Speech Analysis Over Time

#Linegraphs 1-2: Analysis of the word 'America' over time
biden_linegraph_words3 %>%
  filter(word == "america") %>%
  ggplot(aes(x = as.Date(file, "%m-%d-%y"), y = n)) + 
geom_line(color = "blue", size = 0.5) + geom_point(color = "blue") + 
labs(title = "Biden's use of the word 'America' over time.", 
x = "Date", y = "Word Frequency per Day") + theme_minimal()

trump_linegraph_words3 %>%
  filter(word == "america") %>%
  ggplot(aes(x = as.Date(file, "%m-%d-%y"), y = n)) + 
geom_line(color = "red", size = 0.5) + geom_point(color = "red") + 
labs(title = "Trump's use of the word 'America' over time.", 
x = "Date", y = "Word Frequency per Day") + theme_minimal()

#For the linegraphs, I converted our text files into two dataframes, 
#one for Trump and one for Biden. I created variables to capture the 
#word frequencies similarly to the Emily Dickinson wordcloud lab and 
#then removed stopwords. After removing some extraneous text, I filtered
#the words 'america', 'president', and 'virus', as shown above. I then
#created six total linegraphs (three for each candidate) with the date
#on the x-axis and frequency of each word on the y-axis.

We can see that Biden’s use of the word ‘America’ remains relatively consistent over the last stage of his campaigning. A noticeable outlier towards the end is in his victory speech in early 2021.

We can also see that Trump used the word ‘America’ a similar amount that Biden did during his campaigning. However, we can see a noticeable decrease corresponding with when Joe Biden defeated him in the general election.

Biden used the word ‘president’ a similar amount of times, and again we see a noticeable outlier corresponding with his victory speech.

There is not a statistically significant difference between the amount of times Biden and Trump used the word ‘president’. As before though, we see this drops off somewhat after the general election.

Trump and Biden both used the term ‘virus’ a similar amount during their public appearances. We see Biden mentioned it a lot during the start of the Covid-19 pandemic, and again during his victory speech. Again, Trump mentioned it fairly consistently, until his defeat by Biden at which point he would rarely talk about it.

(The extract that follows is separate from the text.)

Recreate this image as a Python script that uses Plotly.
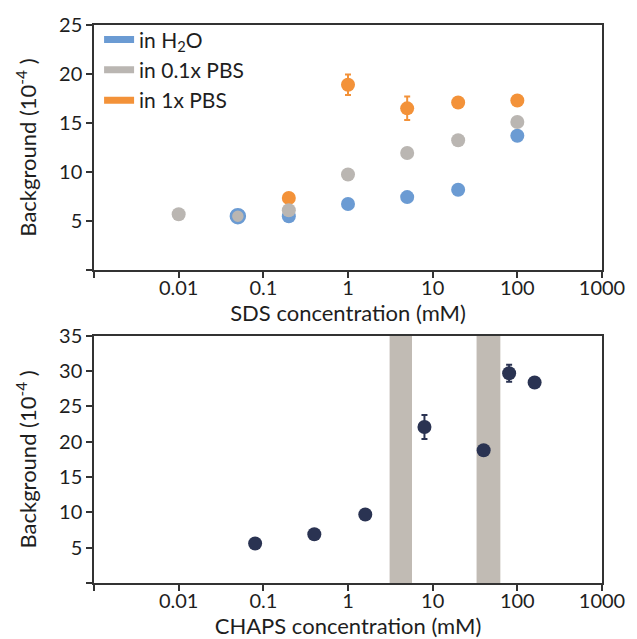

Limitations, Pitfalls, and Future Research

There were a number of limitations with our analyses. Specifically for the network analysis, tuning the parameters always required compromise. The value for d was far from perfect, and in choosing it, we sometimes captured real connections, yet other times captured noisy/false connections. For example, presidents like to list topics in groups, even though these topics may be completely unrelated. When analyzing these topics, our text mining incorrectly establishes links. Moreover, we faced the challenge of choosing the correct number of edges to display. Too many edges results in a cluttered visualization, while too few results in missed information. In compromising, we accepted both of these problems to some degree.

The main limitation of the wordcloud is that is gives more emphasis to longer words over short words, therefore distorting the true frequency of the words since the longer words with more emphasis seem more frequent. As shown in the second wordcloud of Joe Biden, word clouds become inefficient when the word frequencies are less varied. Therefore, the Joe Biden wordcloud seems to have the same blue color for most of the words since the words are colored by frequency.

For the linegraphs, the speeches from Joe Biden available for scraping covered a larger timeframe than the speeches from Donald Trump. Even though it is around the same number of speeches for each candidate, it is possible the results could be different if we were to look at the same timeframe for both candidates.

While we feel like we adequately answered our specific questions, it’s definitely hard to make inference outside of that with larger questions, like how their different speech patterns contributed to the 2020 election. One interesting idea for future research is to analyze sentiment in their text, to determine the tone of language used and how that could shift over time.